Supporting New Graduates’ Transition into the Profession


Recently, the Alberta College of Pharmacy hosted events to celebrate pharmacy technician students entering the profession. While the events were intended to introduce students to the role of the college and their journey to become registered, PTSA was pleased to have representatives attend the events as guests. Events were held at each of the five colleges that had students graduating this year. I am very pleased to have had the opportunity to attend several of the events on behalf of PTSA.

During the formal portion of the program, students stood and recited the Code of Ethics. The responsibility that comes with being an essential health professional is significant. This action represented the pharmacy technician students’ acceptance of the responsibility entrusted to them by the public and other health professionals – to practice to a high standard of conduct.

As pharmacy technicians, we use our knowledge and skills to serve patients, contribute to society, and act as stewards of our profession. The principles within the Code of Ethics guide us towards achieving these expectations. Students were reminded to refer to the Code of Ethics throughout their careers to answer the tough questions that may arise in their practices. It was a good reminder for me too! When was the last time you reviewed the Code of Ethics?

I didn’t have the same experience as the students I had an opportunity to meet – regulation of pharmacy technicians was not in place when I graduated so I didn’t experience the transition from a student to a regulated health professional. But I still recall the excitement, apprehension, and pride I felt entering the profession. Through the conversations I had, it was clear many of the students at these events were feeling the same. We all have a responsibility to support the transition of new graduates into the profession.
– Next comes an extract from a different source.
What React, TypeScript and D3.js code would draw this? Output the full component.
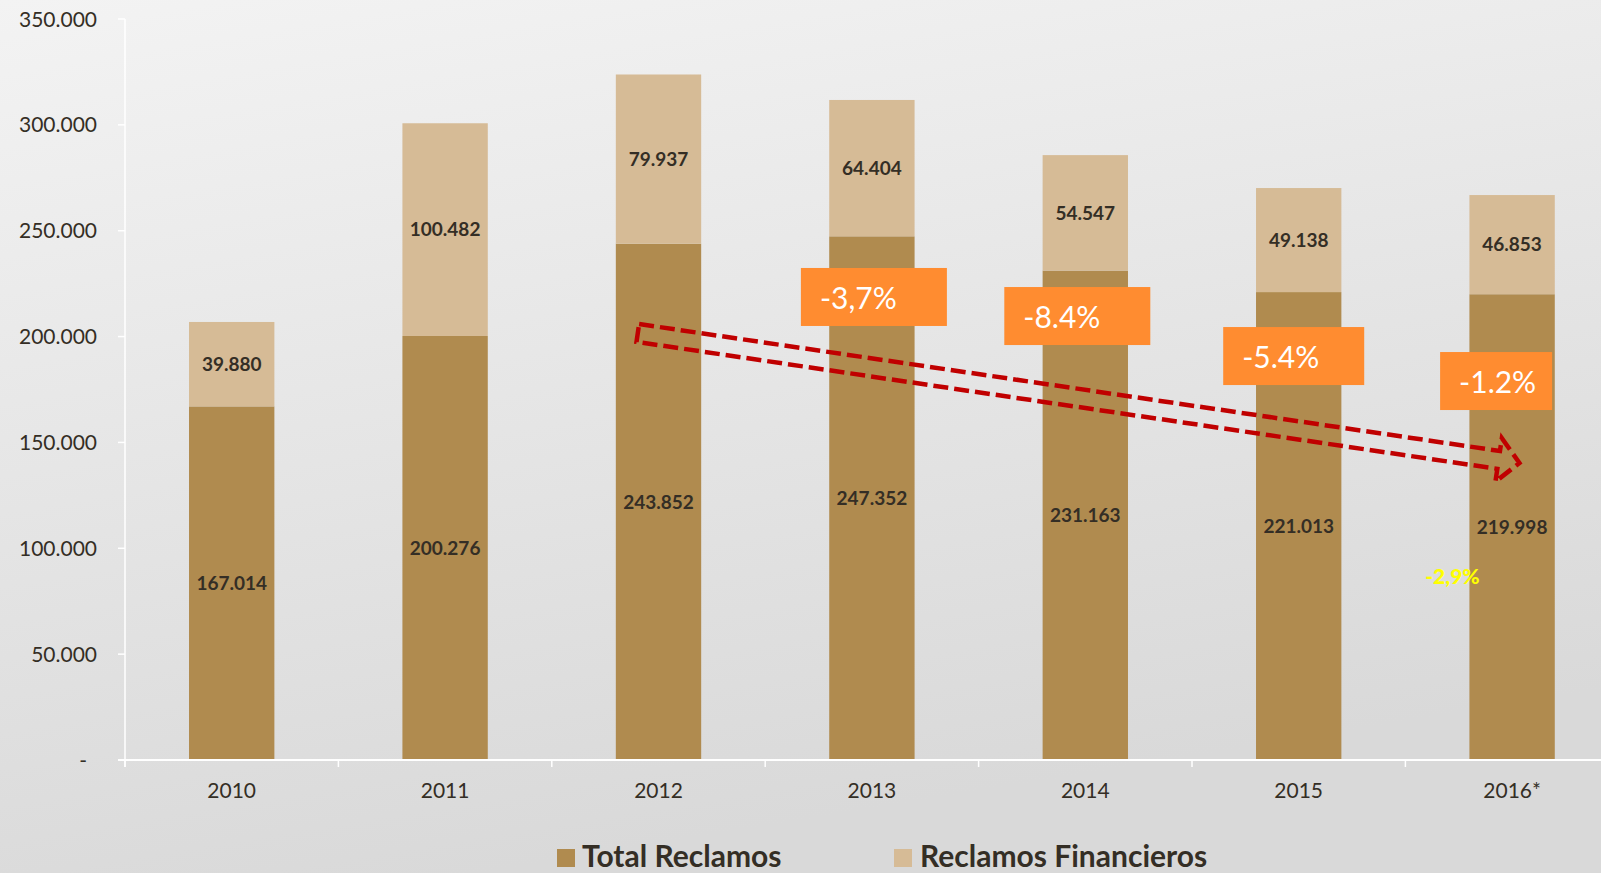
import React from 'react';
import * as d3 from 'd3';

const years = ['2010', '2011', '2012', '2013', '2014', '2015', '2016*'];
const totalReclamos = [167014, 200276, 243852, 247352, 231163, 221013, 219998];
const reclamosFinancieros = [39880, 100482, 79937, 64404, 54547, 49138, 46853];
const yTicks = [0, 50000, 100000, 150000, 200000, 250000, 300000, 350000];

// variation boxes: label, year they sit over, value of the box top
const changeLabels = ['-3,7%', '-8.4%', '-5.4%', '-1.2%'];
const changeYears = ['2013', '2014', '2015', '2016*'];
const changeTops = [232400, 223400, 204500, 192700];
const changeWidths = [146, 146, 141, 112];
const changeShifts = [2, -8, -5, -16];

const W = 1601;
const H = 873;
const dark = '#B08B4F';
const light = '#D6BB96';
const textCol = '#342E25';
const font = 'Lato, "Open Sans", sans-serif';

const locale = d3.formatLocale({ decimal: ',', thousands: '.', grouping: [3], currency: ['', ''] });
const fmt = locale.format(',.0f');

const App: React.FC = () => {
  const x = d3.scaleBand<string>()
    .domain(years)
    .range([125, 125 + 7 * 213.4])
    .paddingInner(0.6)
    .paddingOuter(0.3);

  const y = d3.scaleLinear().domain([0, 350000]).range([760, 19]);
  const step = x.step();
  const bw = x.bandwidth();

  // dashed outline arrow
  const x0 = x('2012')! + 22, y0 = y(201700);
  const x1 = x('2016*')! + 50, y1 = y(140300);
  const L = Math.hypot(x1 - x0, y1 - y0);
  const ang = (Math.atan2(y1 - y0, x1 - x0) * 180) / Math.PI;
  const arrow = `M0,-9 L${L - 21},-9 L${L - 21},-22 L${L},0 L${L - 21},22 L${L - 21},9 L0,9 Z`;

  return (
    <svg width={W} height={H} style={{ position: 'absolute', left: 0, top: 0 }}>
      <defs>
        <linearGradient id="bg" x1="0" y1="0" x2="0.3" y2="1">
          <stop offset="0" stopColor="#F3F3F3" />
          <stop offset="1" stopColor="#D9D9D9" />
        </linearGradient>
      </defs>
      <rect width={W} height={H} fill="url(#bg)" />

      {/* bars */}
      {years.map((yr, i) => {
        const base = totalReclamos[i];
        const top = base + reclamosFinancieros[i];
        const bx = x(yr)!;
        return (
          <g key={yr}>
            <rect x={bx} y={y(base)} width={bw} height={y(0) - y(base)} fill={dark} />
            <rect x={bx} y={y(top)} width={bw} height={y(base) - y(top)} fill={light} />
            <text x={bx + bw / 2} y={y(base / 2)} dy="0.36em" textAnchor="middle"
              fontFamily={font} fontWeight="bold" fontSize={19} fill={textCol}>{fmt(base)}</text>
            <text x={bx + bw / 2} y={y((base + top) / 2)} dy="0.36em" textAnchor="middle"
              fontFamily={font} fontWeight="bold" fontSize={19} fill={textCol}>{fmt(reclamosFinancieros[i])}</text>
          </g>
        );
      })}

      {/* axes */}
      <line x1={125} x2={125} y1={y(350000)} y2={767} stroke="#fff" strokeWidth={1.5} />
      <line x1={118} x2={125 + 7 * 213.4} y1={760} y2={760} stroke="#fff" strokeWidth={2} />
      {yTicks.map((t) => (
        <g key={t}>
          <line x1={118} x2={125} y1={y(t)} y2={y(t)} stroke="#fff" strokeWidth={1.5} />
          <text x={t === 0 ? 87 : 97} y={y(t)} dy="0.36em" textAnchor="end"
            fontFamily={font} fontSize={21} fill={textCol}>{t === 0 ? '-' : fmt(t)}</text>
        </g>
      ))}
      {d3.range(years.length + 1).map((k) => (
        <line key={k} x1={125 + k * step} x2={125 + k * step} y1={760} y2={767} stroke="#fff" strokeWidth={1.5} />
      ))}
      {years.map((yr) => (
        <text key={yr} x={x(yr)! + bw / 2} y={790} dy="0.36em" textAnchor="middle"
          fontFamily={font} fontSize={21} fill={textCol}>{yr}</text>
      ))}

      {/* variation boxes */}
      {changeLabels.map((lab, i) => {
        const cx = x(changeYears[i])! + bw / 2 + changeShifts[i];
        const w = changeWidths[i];
        const top = y(changeTops[i]);
        return (
          <g key={lab}>
            <rect x={cx - w / 2} y={top} width={w} height={58} fill="#FF8C30" />
            <text x={cx - w / 2 + 19} y={top + 30} dy="0.36em" fontFamily={font}
              fontSize={30} fill="#fff">{lab}</text>
          </g>
        );
      })}

      <path d={arrow} transform={`translate(${x0},${y0}) rotate(${ang})`} fill="none"
        stroke="#C00000" strokeWidth={4.5} strokeDasharray="15 6" />

      <text x={x('2016*')! - 17} y={576} dy="0.36em" textAnchor="middle" fontFamily={font}
        fontWeight="900" fontSize={21} fill="#FFFF00">-2,9%</text>

      {/* legend */}
      <rect x={557} y={849} width={18} height={18} fill={dark} />
      <text x={582} y={867} fontFamily={font} fontWeight="bold" fontSize={30} fill={textCol}>Total Reclamos</text>
      <rect x={894} y={849} width={18} height={18} fill={light} />
      <text x={920} y={867} fontFamily={font} fontWeight="bold" fontSize={30} fill={textCol}>Reclamos Financieros</text>
    </svg>
  );
};

export default App;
Here are a few ideas about how we can do that:

Be available.

When new graduates first start practicing, they may not know what to do in certain situations. Having someone available they can trust, and ask questions of, will help them learn how things work in the pharmacy.

Impart knowledge freely.

Your years of experience has contributed to your professional expertise and helped improve your confidence. It is important for new graduates to learn from colleagues so they can build on the foundational knowledge they gained through school. Knowing your experiences can help new graduates improve their own practices.

Encourage reflection.

There is learning potential from good and bad situations. Everyone makes mistakes; how we learn from them helps us grow as professionals. Reinforce a just culture and ask relevant questions to help new graduates think about what worked well and what didn’t.

Recommend resources.

Whether it’s the Code of Ethics, pharmacy policies, evidence in the literature, or other health professionals, we look to resources to inform our practice. Learning what types of resources work best in certain situations can take time. Pointing new graduates in the right direction can help them become familiar sooner.